Loss of Economies of Scale: Couples often benefit from shared expenses, which are lost after divorce.
These factors can dramatically reduce the quality of life and financial security for seniors post-divorce.
How a HECM Can Help
A Home Equity Conversion Mortgage (HECM), commonly known as a reverse mortgage, allows homeowners aged 62 and older to convert part of the equity in their home into cash without having to sell the house or take on additional monthly bills. Here’s how a HECM can be beneficial for seniors going through a divorce:
Provides Liquidity: A HECM provides immediate access to funds, which can be crucial for covering divorce-related expenses and setting up separate households.
Preserves Other Assets: By leveraging home equity, seniors can avoid tapping into retirement accounts or selling other assets at a loss.
No Monthly Payments: HECM borrowers do not have to make monthly mortgage payments, which helps in managing cash flow post-divorce. The loan is repaid when the last borrower leaves the home.

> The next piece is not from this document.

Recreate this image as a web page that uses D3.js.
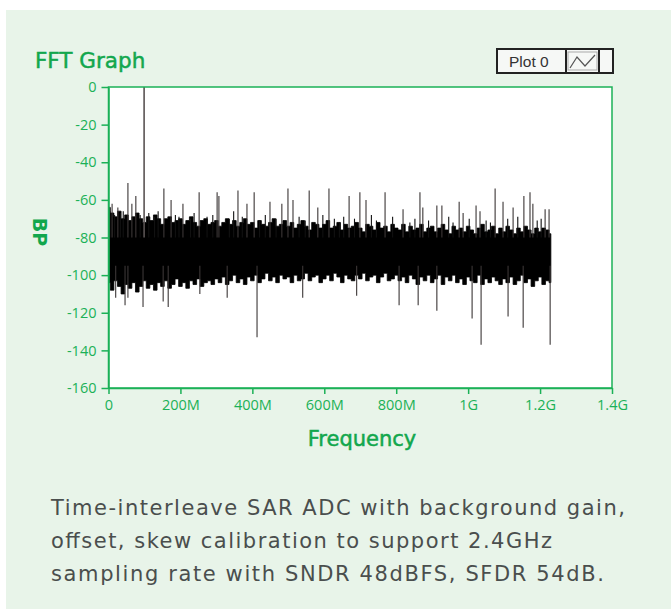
<!DOCTYPE html>
<html>
<head>
<meta charset="utf-8">
<script src="https://cdn.jsdelivr.net/npm/d3@7"></script>
<style>
  body { margin: 0; background: #fff; }
  svg { display: block; }
</style>
</head>
<body>
<div id="chart"></div>
<script>
// x in MHz, y in dB
const xTicks = [0, 200, 400, 600, 800, 1000, 1200, 1400];
const xTickLabels = ["0", "200M", "400M", "600M", "800M", "1G", "1.2G", "1.4G"];
const yTicks = [0, -20, -40, -60, -80, -100, -120, -140, -160];

// noise floor envelope, one value every 10 MHz from 0 to 1230 MHz
const bandStep = 10;
const bandTop = [
  -64, -67, -69, -66, -70, -68, -71, -69, -67, -70,
  -72, -69, -71, -68, -70, -73, -70, -69, -72, -71,
  -70, -73, -71, -69, -72, -74, -71, -70, -73, -72,
  -71, -74, -72, -70, -73, -71, -74, -72, -70, -73,
  -72, -75, -71, -73, -74, -72, -70, -74, -73, -71,
  -74, -72, -75, -73, -71, -74, -76, -72, -73, -75,
  -73, -71, -75, -74, -72, -76, -73, -75, -74, -72,
  -75, -77, -73, -74, -76, -72, -75, -74, -77, -73,
  -75, -76, -73, -77, -74, -76, -75, -73, -77, -75,
  -74, -77, -75, -73, -76, -78, -74, -76, -75, -77,
  -74, -76, -78, -75, -73, -77, -76, -74, -78, -75,
  -77, -74, -76, -78, -75, -77, -74, -76, -78, -75,
  -77, -75, -76, -78
];
const bandBottom = [
  -104, -108, -103, -106, -110, -105, -107, -104, -109, -106,
  -103, -107, -105, -108, -104, -106, -103, -107, -105, -102,
  -106, -104, -107, -103, -105, -102, -106, -104, -103, -105,
  -102, -104, -101, -105, -103, -100, -104, -102, -105, -101,
  -103, -100, -104, -102, -99, -103, -101, -104, -100, -102,
  -101, -104, -100, -103, -102, -99, -103, -101, -100, -104,
  -102, -100, -103, -99, -101, -104, -100, -102, -103, -100,
  -102, -99, -103, -101, -100, -104, -101, -99, -103, -102,
  -100, -103, -101, -104, -100, -102, -105, -101, -103, -100,
  -104, -102, -100, -105, -101, -103, -100, -104, -102, -105,
  -101, -103, -104, -100, -105, -102, -104, -101, -103, -105,
  -102, -104, -101, -105, -103, -100, -104, -102, -106, -103,
  -101, -105, -103, -104
];

// the input tone
const toneFreq = 99;
const toneLevel = 0;

// spurs sticking up out of the floor
const spurFreq = [10, 26, 54, 65, 76, 154, 174, 207, 252, 302, 307, 360, 385, 405, 449, 482,
  499, 513, 558, 582, 613, 669, 699, 716, 769, 819, 866, 874, 913, 927, 975, 986,
  1022, 1033, 1075, 1097, 1125, 1155, 1172, 1180, 1214, 1225];
const spurLevel = [-62, -64, -51, -62, -58, -54, -60, -62, -56, -56, -58, -55, -62, -56, -61, -62,
  -54, -60, -55, -64, -54, -58, -56, -60, -56, -65, -56, -64, -63, -63, -61, -67,
  -63, -66, -54, -61, -64, -58, -56, -62, -65, -65];

// smaller spurs that roughen the top of the floor
const fuzzFreq = [4, 17, 33, 41, 88, 112, 128, 138, 186, 196, 228, 238, 274, 290, 336, 348,
  372, 420, 436, 466, 530, 547, 596, 628, 642, 654, 684, 731, 745, 790, 838, 852,
  890, 946, 958, 1003, 1050, 1062, 1110, 1138, 1192, 1203];
const fuzzLevel = [-66, -68, -67, -66, -68, -67, -69, -66, -68, -69, -70, -67, -69, -68, -70, -66,
  -69, -71, -68, -70, -69, -71, -68, -70, -72, -69, -70, -68, -71, -69, -72, -70,
  -71, -69, -72, -70, -71, -72, -70, -69, -71, -70];

// dips going down below the floor
const dipFreq = [20, 46, 54, 96, 152, 166, 254, 330, 413, 540, 690, 808, 861, 913, 1011, 1036, 1111, 1153, 1228];
const dipLevel = [-112, -116, -112, -117, -114, -117, -110, -112, -133, -112, -111, -116, -116, -119, -123, -137, -122, -128, -137];

const W = 671, H = 609;
const green = "#1bb157";
const textGreen = "#12a74d";
const plot = { left: 108.5, top: 87, width: 503.5, height: 301 };

const svg = d3.select("#chart").append("svg")
  .attr("width", W)
  .attr("height", H);

// light green panel
svg.append("rect")
  .attr("x", 6).attr("y", 10)
  .attr("width", W - 6).attr("height", H - 10)
  .attr("fill", "#e8f4e9");

const x = d3.scaleLinear().domain([0, 1400]).range([0, plot.width]);
const y = d3.scaleLinear().domain([-160, 0]).range([plot.height, 0]);

const g = svg.append("g")
  .attr("transform", `translate(${plot.left},${plot.top})`);

g.append("rect")
  .attr("width", plot.width)
  .attr("height", plot.height)
  .attr("fill", "#fff");

// noise floor
const band = bandTop.map((t, i) => ({ f: i * bandStep, top: t, bottom: bandBottom[i] }));
g.append("path")
  .datum(band)
  .attr("fill", "#000")
  .attr("stroke", "#000")
  .attr("stroke-width", 0.8)
  .attr("d", d3.area()
    .x(d => x(d.f))
    .y0(d => y(d.bottom))
    .y1(d => y(d.top))
    .curve(d3.curveStep));

function sticks(cls, freqs, levels, from, color) {
  g.selectAll("." + cls)
    .data(freqs.map((f, i) => ({ f, v: levels[i] })))
    .join("line")
    .attr("class", cls)
    .attr("x1", d => x(d.f)).attr("x2", d => x(d.f))
    .attr("y1", y(from)).attr("y2", d => y(d.v))
    .attr("stroke", color)
    .attr("stroke-width", 1.1);
}
sticks("fuzz", fuzzFreq, fuzzLevel, -80, "#111");
sticks("spur", spurFreq, spurLevel, -80, "#3b3636");
sticks("dip", dipFreq, dipLevel, -95, "#3b3636");

// the tone
g.append("line")
  .attr("x1", x(toneFreq)).attr("x2", x(toneFreq))
  .attr("y1", y(-80)).attr("y2", y(toneLevel))
  .attr("stroke", "#5a5454")
  .attr("stroke-width", 1.6);

// frame
g.append("rect")
  .attr("width", plot.width)
  .attr("height", plot.height)
  .attr("fill", "none")
  .attr("stroke", green)
  .attr("stroke-width", 1.5);

const tickFont = "'Open Sans', sans-serif";
const font = "'DejaVu Sans', sans-serif";

const yAxis = g.append("g")
  .call(d3.axisLeft(y).tickValues(yTicks).tickSize(7).tickSizeOuter(0).tickPadding(5)
    .tickFormat(d => String(d)));
const xAxis = g.append("g")
  .attr("transform", `translate(0,${plot.height})`)
  .call(d3.axisBottom(x).tickValues(xTicks).tickSize(6).tickSizeOuter(0).tickPadding(6)
    .tickFormat((d, i) => xTickLabels[i]));

[yAxis, xAxis].forEach(a => {
  a.select(".domain").attr("stroke", green).attr("stroke-width", 1.5);
  a.selectAll(".tick line").attr("stroke", green).attr("stroke-width", 1.5);
  a.selectAll(".tick text")
    .attr("fill", green)
    .attr("font-family", tickFont)
    .attr("font-size", "14.5px");
});

// titles
svg.append("text")
  .attr("x", 35).attr("y", 68)
  .attr("fill", textGreen)
  .attr("stroke", textGreen)
  .attr("stroke-width", 0.5)
  .attr("font-family", font)
  .attr("font-size", "21.5px")
  .text("FFT Graph");

svg.append("text")
  .attr("transform", "translate(33,232) rotate(90)")
  .attr("text-anchor", "middle")
  .attr("fill", textGreen)
  .attr("font-family", font)
  .attr("font-weight", 700)
  .attr("font-size", "19px")
  .text("BP");

svg.append("text")
  .attr("x", 362).attr("y", 446)
  .attr("text-anchor", "middle")
  .attr("fill", textGreen)
  .attr("stroke", textGreen)
  .attr("stroke-width", 0.5)
  .attr("font-family", font)
  .attr("font-size", "21px")
  .text("Frequency");

// legend
const leg = svg.append("g");
leg.append("rect")
  .attr("x", 497).attr("y", 49)
  .attr("width", 116).attr("height", 24)
  .attr("fill", "#f6f8f6")
  .attr("stroke", "#222")
  .attr("stroke-width", 2);
leg.append("rect")
  .attr("x", 568).attr("y", 52)
  .attr("width", 29).attr("height", 18)
  .attr("fill", "none")
  .attr("stroke", "#aaa")
  .attr("stroke-width", 1);
leg.append("line")
  .attr("x1", 566).attr("x2", 566).attr("y1", 49).attr("y2", 73)
  .attr("stroke", "#222").attr("stroke-width", 2);
leg.append("line")
  .attr("x1", 599).attr("x2", 599).attr("y1", 49).attr("y2", 73)
  .attr("stroke", "#222").attr("stroke-width", 2);
leg.append("text")
  .attr("x", 509).attr("y", 67)
  .attr("fill", "#333")
  .attr("font-family", "'Liberation Sans', Arial, sans-serif")
  .attr("font-size", "15.5px")
  .text("Plot 0");
leg.append("polyline")
  .attr("points", "570,68 577,57 585,66 595,55")
  .attr("fill", "none")
  .attr("stroke", "#555")
  .attr("stroke-width", 1.2);

// caption
const caption = [
  "Time-interleave SAR ADC with background gain,",
  "offset, skew calibration to support 2.4GHz",
  "sampling rate with SNDR 48dBFS, SFDR 54dB."
];
const captionWidth = [574, 501, 553];
svg.append("g").selectAll("text")
  .data(caption)
  .join("text")
  .attr("x", 51)
  .attr("y", (d, i) => 515 + i * 33)
  .attr("fill", "#4a4e4d")
  .attr("font-family", font)
  .attr("font-size", "21px")
  .attr("textLength", (d, i) => captionWidth[i])
  .attr("lengthAdjust", "spacing")
  .text(d => d);
</script>
</body>
</html>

Allows for Home Retention: One party can stay in the family home while accessing the equity, which provides stability during a turbulent time.
Conclusion
Gray divorce poses significant financial challenges, potentially undermining years of retirement planning. However, a Home Equity Conversion Mortgage offers a strategic way to preserve assets and maintain financial stability even after the dissolution of a marriage. While a HECM can't heal emotional wounds or repair relationships, it can provide a crucial financial buffer, ensuring that both parties can move forward with greater confidence and security. For seniors facing the daunting prospect of divorce, exploring the benefits of a HECM might be a valuable step towards safeguarding their financial future.